Part of uncertainties in the future of HPG in WA is associated with the lack of observations data which limit the calibration of models and the simulation of hydrological dynamics and also, with uncertainties associated with climate projections used to force hydrology and water resources models. Impact of land use change are rarely taken into account in the projected changes of HPG while it seems crucial, especially over multi-purpose dams. It becomes then difficult for dam managers and local political authorities to make decisions or to plan under these uncertainties in the aim to engage in a climate resilient pathway (SDG 13) contributing to achieve the SDG 6 and 7 with positive effects on SDG 15 and on SDG 17.

This project aims to build a multidisciplinary network of academic and HPG stakeholders (dam managers, local policy makers, representative of civil society) to address the challenges, synergies and trade-off in the climate land energy water nexus in WA for a sustainable management and planning of hydropower generation under climate and land use changes.
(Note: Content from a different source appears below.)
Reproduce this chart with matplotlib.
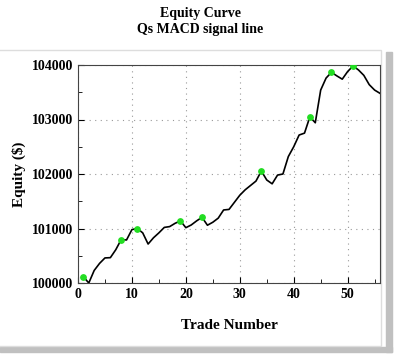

This will be achieved through two elicitation and participatory workshops with stakeholders, two training sessions to Early Career Researchers and students of the project on “Decision Scaling” and “Ensemble machine learning” methods which will be implemented with local stakeholders in 4 major dams in Ghana, Senegal, Togo, and Côte d’Ivoire. During the implementation, the project will foster sharing and common learning between the 4 case studies.

Objectives

This project aims to contribute to sustainably manage and plan the hydropower generation in West Africa under climate uncertainties and LULC dynamics using machine learning. This project aims to build communities of practices with HPG stakeholders (dam managers, local policy makers, representative of civil society, association of women, etc) to address the challenges, synergies and trade- off in the climate land energy water nexus in WA for a sustainable management and planning of HPG. This project will be focused on four dams (pilot sites) in Togo (Nangbeto), Côte d’Ivoire (Taabo), Burkina Faso (Bagré) and Senegal (Manantali), located in different climates. At each pilot site, the specific objectives are:

  • To assess the past evolution of water-related activities near dams and the sensitivity of each hydropower plant to climate change and variability.
  • To assess LULCC near dams and propose trends scenarios of LULCC and drivers of water energy food nexus considering potential socio-economic development using machine learning;
  • To evaluate benefits in decision making for hydropower generation from seasonal forecasts with lead times up to 7 months ahead.
  • To improve long term planning under uncertain effects of climate and LULC change in integrating vulnerability-based analysis and traditional risk-based assessment approaches using both top-down methods (Ensemble mean machine learning and statistical downscaling) and bottom-up (Decision Scaling) methods.

Key Research Question(s) and Hypotheses to be tested

To evaluate the combined effects climate change and land use/cover dynamics on hydropower generation, we have to answer some specific questions such as:

  • What is the past and future change on LULC, climate variable and hydropower generation on the four chosen dams?
  • What is the past evolution of water-related activities near dams and how each hydropower plant is sensitive to climate change and variability and land use dynamics
  • What could be the benefits in decision making for hydropower generation using seasonal forecasts?
  • How does the hydropower generation may change in the future under climate and LULC changes uncertainties?
  • How to improve long term planning under uncertain effects of climate and LULC change in integrating vulnerability-based analysis and traditional risk-based assessment approaches?

The river basins where the chosen dams are located are exposed to some socio-economic activities which may affect the hydrological dynamic, inflow to reservoir. Hydropower generation may be sensitive to climate variables and land use/cover dynamics. In the future the change in hydropower generation could follow the same patterns of climate change and LULCC.